> _Data lines_:
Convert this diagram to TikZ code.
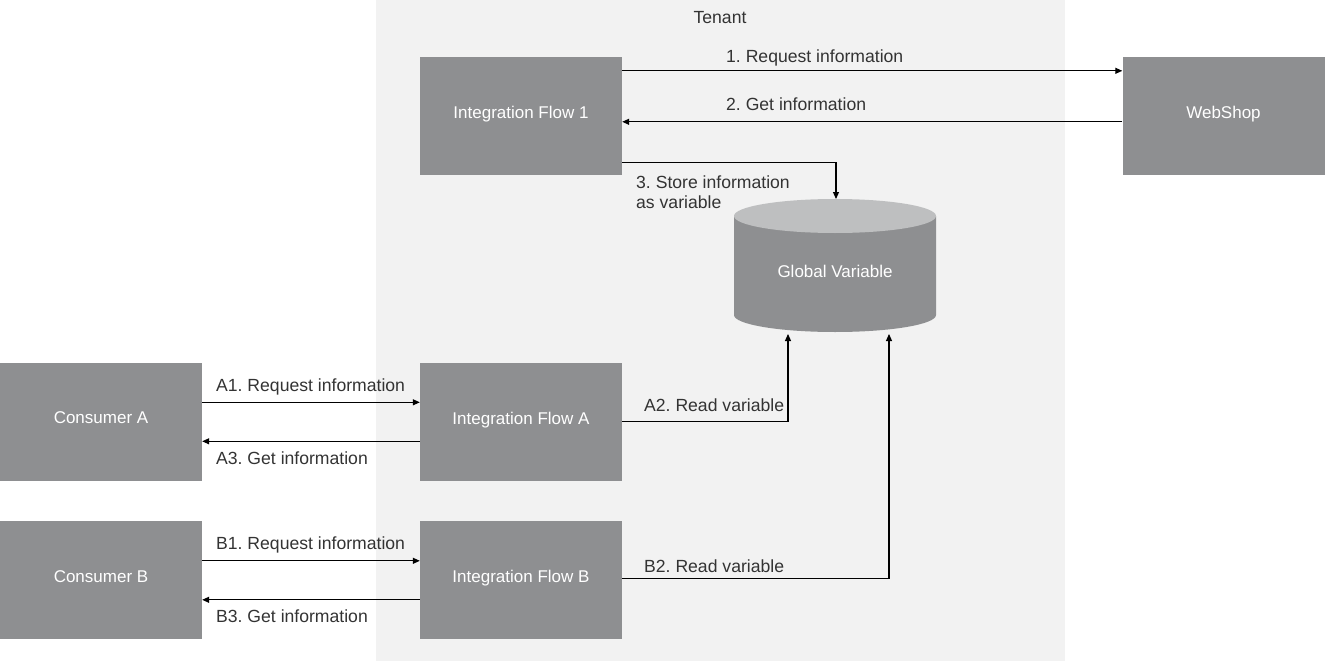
\documentclass[tikz,border=0pt]{standalone}
\usepackage{fontspec}
\setmainfont{Liberation Sans}
\usetikzlibrary{arrows.meta,calc}
\definecolor{boxgray}{HTML}{8E8F91}
\definecolor{tenantbg}{HTML}{F2F2F2}
\definecolor{captop}{HTML}{BEBFC0}
\definecolor{labelc}{HTML}{333333}
\frenchspacing
\begin{document}
\begin{tikzpicture}[x=1pt,y=-1pt,
  box/.style={fill=boxgray,minimum width=202pt,minimum height=118pt,inner sep=0pt,text=white,font=\fontsize{17}{20}\selectfont,text depth=7pt},
  lbl/.style={text=labelc,font=\fontsize{17.6}{20}\selectfont,inner sep=0pt,anchor=west},
  arr/.style={draw=black,line width=1.1pt,-{Triangle[length=7pt,width=6pt]}}]
\useasboundingbox (0,0) rectangle (1325,661);
\fill[tenantbg] (376,0) rectangle (1065,661);
\node[lbl,anchor=center] (tenant) at (720,18) {Tenant};
% boxes
\node[box] (if1) at (521,116) {Integration Flow 1};
\node[box] (ws) at (1223.5,116) {WebShop};
\node[box] (ca) at (101,421.5) {Consumer A};
\node[box] (ifa) at (521,421.5) {Integration Flow A};
\node[box] (cb) at (101,580) {Consumer B};
\node[box] (ifb) at (521,580) {Integration Flow B};
% cylinder
\fill[boxgray] (734,216) -- (734,315) arc[start angle=180,end angle=360,x radius=101pt,y radius=17pt] -- (936,216) -- cycle;
\fill[captop] (835,216) ellipse [x radius=101pt, y radius=17pt];
\node[text=white,font=\fontsize{17}{20}\selectfont,inner sep=0pt] (gv) at (835,271) {Global Variable};
\coordinate (gvtop) at (836,199);
\coordinate (gvbota) at (788,334);
\coordinate (gvbotb) at (889,334);
% connectors
\draw[arr] ($(if1.north east)+(0,14)$) -- ($(ws.north west)+(0,14)$);
\draw[arr] ($(ws.north west)+(0,65)$) -- ($(if1.north east)+(0,65)$);
\draw[arr] ($(if1.north east)+(0,106)$) -| (gvtop);
\draw[arr] ($(ca.north east)+(0,40)$) -- ($(ifa.north west)+(0,40)$);
\draw[arr] ($(ifa.north west)+(0,79)$) -- ($(ca.north east)+(0,79)$);
\draw[arr] ($(ifa.north east)+(0,59)$) -| (gvbota);
\draw[arr] ($(cb.north east)+(0,40)$) -- ($(ifb.north west)+(0,40)$);
\draw[arr] ($(ifb.north west)+(0,79)$) -- ($(cb.north east)+(0,79)$);
\draw[arr] ($(ifb.north east)+(0,58)$) -| (gvbotb);
% labels
\node[lbl] (l1) at (726,58) {1. Request information};
\node[lbl] (l2) at (726,104) {2. Get information};
\node[lbl,align=left] (l3) at (636,192) {3. Store information\\as variable};
\node[lbl] (la1) at (216,387) {A1. Request information};
\node[lbl] (la3) at (216,458) {A3. Get information};
\node[lbl] (la2) at (644,405) {A2. Read variable};
\node[lbl] (lb1) at (216,545) {B1. Request information};
\node[lbl] (lb3) at (216,616) {B3. Get information};
\node[lbl] (lb2) at (644,566) {B2. Read variable};
\end{tikzpicture}
\end{document}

> _What to work on_:
Restate the data above word for word. Skip every picture.

> _Exercise solution_:
Convert this diagram to TikZ code.
\documentclass[tikz,border=0pt]{standalone}
\usepackage{fontspec}
\setmainfont{Liberation Sans}
\usetikzlibrary{arrows.meta,calc}
\definecolor{boxgray}{HTML}{8E8F91}
\definecolor{tenantbg}{HTML}{F2F2F2}
\definecolor{captop}{HTML}{BEBFC0}
\definecolor{labelc}{HTML}{333333}
\frenchspacing
\begin{document}
\begin{tikzpicture}[x=1pt,y=-1pt,
  box/.style={fill=boxgray,minimum width=202pt,minimum height=118pt,inner sep=0pt,text=white,font=\fontsize{17}{20}\selectfont,text depth=7pt},
  lbl/.style={text=labelc,font=\fontsize{17.6}{20}\selectfont,inner sep=0pt,anchor=west},
  arr/.style={draw=black,line width=1.1pt,-{Triangle[length=7pt,width=6pt]}}]
\useasboundingbox (0,0) rectangle (1325,661);
\fill[tenantbg] (376,0) rectangle (1065,661);
\node[lbl,anchor=center] (tenant) at (720,18) {Tenant};
% boxes
\node[box] (if1) at (521,116) {Integration Flow 1};
\node[box] (ws) at (1223.5,116) {WebShop};
\node[box] (ca) at (101,421.5) {Consumer A};
\node[box] (ifa) at (521,421.5) {Integration Flow A};
\node[box] (cb) at (101,580) {Consumer B};
\node[box] (ifb) at (521,580) {Integration Flow B};
% cylinder
\fill[boxgray] (734,216) -- (734,315) arc[start angle=180,end angle=360,x radius=101pt,y radius=17pt] -- (936,216) -- cycle;
\fill[captop] (835,216) ellipse [x radius=101pt, y radius=17pt];
\node[text=white,font=\fontsize{17}{20}\selectfont,inner sep=0pt] (gv) at (835,271) {Global Variable};
\coordinate (gvtop) at (836,199);
\coordinate (gvbota) at (788,334);
\coordinate (gvbotb) at (889,334);
% connectors
\draw[arr] ($(if1.north east)+(0,14)$) -- ($(ws.north west)+(0,14)$);
\draw[arr] ($(ws.north west)+(0,65)$) -- ($(if1.north east)+(0,65)$);
\draw[arr] ($(if1.north east)+(0,106)$) -| (gvtop);
\draw[arr] ($(ca.north east)+(0,40)$) -- ($(ifa.north west)+(0,40)$);
\draw[arr] ($(ifa.north west)+(0,79)$) -- ($(ca.north east)+(0,79)$);
\draw[arr] ($(ifa.north east)+(0,59)$) -| (gvbota);
\draw[arr] ($(cb.north east)+(0,40)$) -- ($(ifb.north west)+(0,40)$);
\draw[arr] ($(ifb.north west)+(0,79)$) -- ($(cb.north east)+(0,79)$);
\draw[arr] ($(ifb.north east)+(0,58)$) -| (gvbotb);
% labels
\node[lbl] (l1) at (726,58) {1. Request information};
\node[lbl] (l2) at (726,104) {2. Get information};
\node[lbl,align=left] (l3) at (636,192) {3. Store information\\as variable};
\node[lbl] (la1) at (216,387) {A1. Request information};
\node[lbl] (la3) at (216,458) {A3. Get information};
\node[lbl] (la2) at (644,405) {A2. Read variable};
\node[lbl] (lb1) at (216,545) {B1. Request information};
\node[lbl] (lb3) at (216,616) {B3. Get information};
\node[lbl] (lb2) at (644,566) {B2. Read variable};
\end{tikzpicture}
\end{document}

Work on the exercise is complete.